The mold that Mr. Jackson had to assemble with the insurmountable amount of clay put before him is staggering. Relying on countless anonymous voices of men who now long have passed Peter Jackson tells merely the story of the British Regiment. Shifting through more than roughly 800 hours of interviews the anonymous voices of the British regiment starts their story from before the war. Speaking of the propaganda to go fight for your country, what it was like to live at home during that time then the time they spent in bootcamp. While this first half of the film plays we see the footage as we all know it, silent black and white Babe Ruth running around the bases at 12 frames per second action. Once these men are in the middle of the battlefield about 24-30 minutes in the picture we get the big selling point of the film where the frame slowly gets larger and larger, then the color and the sound, we are now transported into 1914 World War I. The attention to detail is so stunning it’s something I can’t explain on the page. Never before have a I seen a group of roughly one hundred people in the theatre audibly gasp with a slow breath of excitement. 
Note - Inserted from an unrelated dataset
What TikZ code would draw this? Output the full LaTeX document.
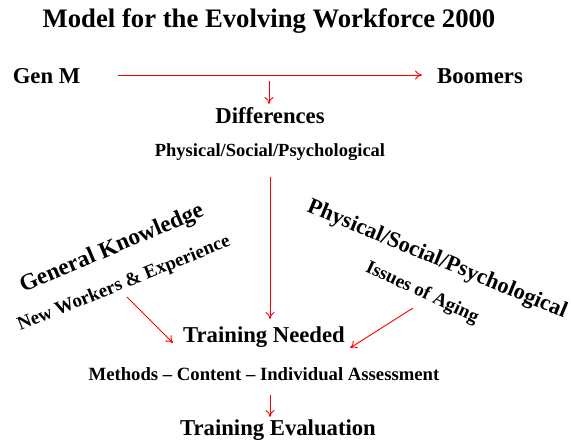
\documentclass[tikz,border=0pt]{standalone}
\usepackage{fontspec}
\setmainfont{Liberation Serif}
\usetikzlibrary{arrows.meta}
\begin{document}
\begin{tikzpicture}[x=1pt,y=-1pt,
  lbl/.style={font=\bfseries, inner sep=0pt, anchor=center},
  big/.style={lbl, font=\fontsize{22.7}{26}\bfseries},
  conn/.style={draw=red, line width=0.9pt, -{To[length=7pt,width=9pt]}}]
\useasboundingbox (0,0) rectangle (571,443);
\node[lbl, font=\fontsize{26.7}{30}\bfseries] (title) at (269,21) {Model for the Evolving Workforce 2000};
\node[big] (genm) at (46.5,76) {Gen M};
\node[big] (boom) at (480,76) {Boomers};
\node[big] (diff) at (270,116) {Differences};
\node[lbl, font=\fontsize{18.5}{22}\bfseries] (pss) at (270,152) {Physical/Social/Psychological};
\node[lbl, font=\fontsize{23.3}{27}\bfseries, rotate=23] (gk) at (112,249) {General Knowledge};
\node[lbl, font=\fontsize{19}{22}\bfseries, rotate=22] (nwe) at (124,284) {New Workers \& Experience};
\node[lbl, font=\fontsize{22.4}{26}\bfseries, rotate=-22.5] (pss2) at (437,260) {Physical/Social/Psychological};
\node[lbl, font=\fontsize{19}{22}\bfseries, rotate=-25] (aging) at (422,293) {Issues of Aging};
\node[big] (tn) at (264,337) {Training Needed};
\node[lbl, font=\fontsize{18.7}{22}\bfseries] (meth) at (264,374) {Methods -- Content -- Individual Assessment};
\node[big] (te) at (278,430) {Training Evaluation};
\coordinate (h1) at (118,75);
\coordinate (h2) at (422,75);
\coordinate (d1) at (269,81);
\coordinate (d2) at (269,104);
\coordinate (v1) at (270,177);
\coordinate (v2) at (270,319);
\coordinate (l1) at (127,297);
\coordinate (l2) at (173,343);
\coordinate (r1) at (413,308);
\coordinate (r2) at (350,348);
\coordinate (e1) at (270,395);
\coordinate (e2) at (270,417);
\draw[conn] (h1) -- (h2);
\draw[conn] (d1) -- (d2);
\draw[conn] (v1) -- (v2);
\draw[conn] (l1) -- (l2);
\draw[conn] (r1) -- (r2);
\draw[conn] (e1) -- (e2);
\end{tikzpicture}
\end{document}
Not only the image but the sound as well. Voice actors were hired to speak the words the soldiers spoke in that silent footage. Certain linguistic experts were able to pinpoint through the footage what the soldiers were actually saying. Folly effects with actually WWI artillery were used to create the sound of war. The room tone of a battlefield laded with unspeakable filth comes to life. The most impressive feature of all is the frame rate. Shot by shot the film had to be slowed to fit what would best represent 24 frames per second. What our human eye is used to interpreting as motion on film. With all of these elements what the soldiers of these regiments have to say is so much more important because together we are sitting in a dark room with them living their past. We are literally watching footage of the final moments of these mens lives right before they die. We are on the battlefield. Through stunning digital restoration we can sympathize with them so much more. 


When the film reaches its final moments after the war it returns to black and white fast motion film. Everyone back in their hometown don’t understand what they’ve been through. They don’t even seem to care. As much as this is a theme echoed amongst film and documentary it’s the authentic of switching from a beautifully restored print to black and white simplicity that makes us understand the pain our great grandfathers must have felt. The world outside of the battlefield is a simple place to folks who weren’t there. It’s just a matter of politics. The unspeakable horror, exhaustion, comradery, none of it is relatable to the common man who lives in a black and white world. Peter Jackson has created one of the greatest documentaries  about World War I to ever be told. In his own words he made it because of his grandfather who died before he was born due to war injuries. It was Jackson’s goal for us to remember our own family members who served int he war. For us to know they are not flat black and white images with no personality to be viewed in a classroom or the history channel. Upon leaving the theatre I heard many speak about their grandfathers who served in the war. My father spoke to me of his great grandfather. There are notes of his from the war for which I will now digitize because I want to know what he went through. This is Mr. Jackson’s most personal film since “Heavenly Creatures.” A wonderful return to form that I pray returns to the big screen.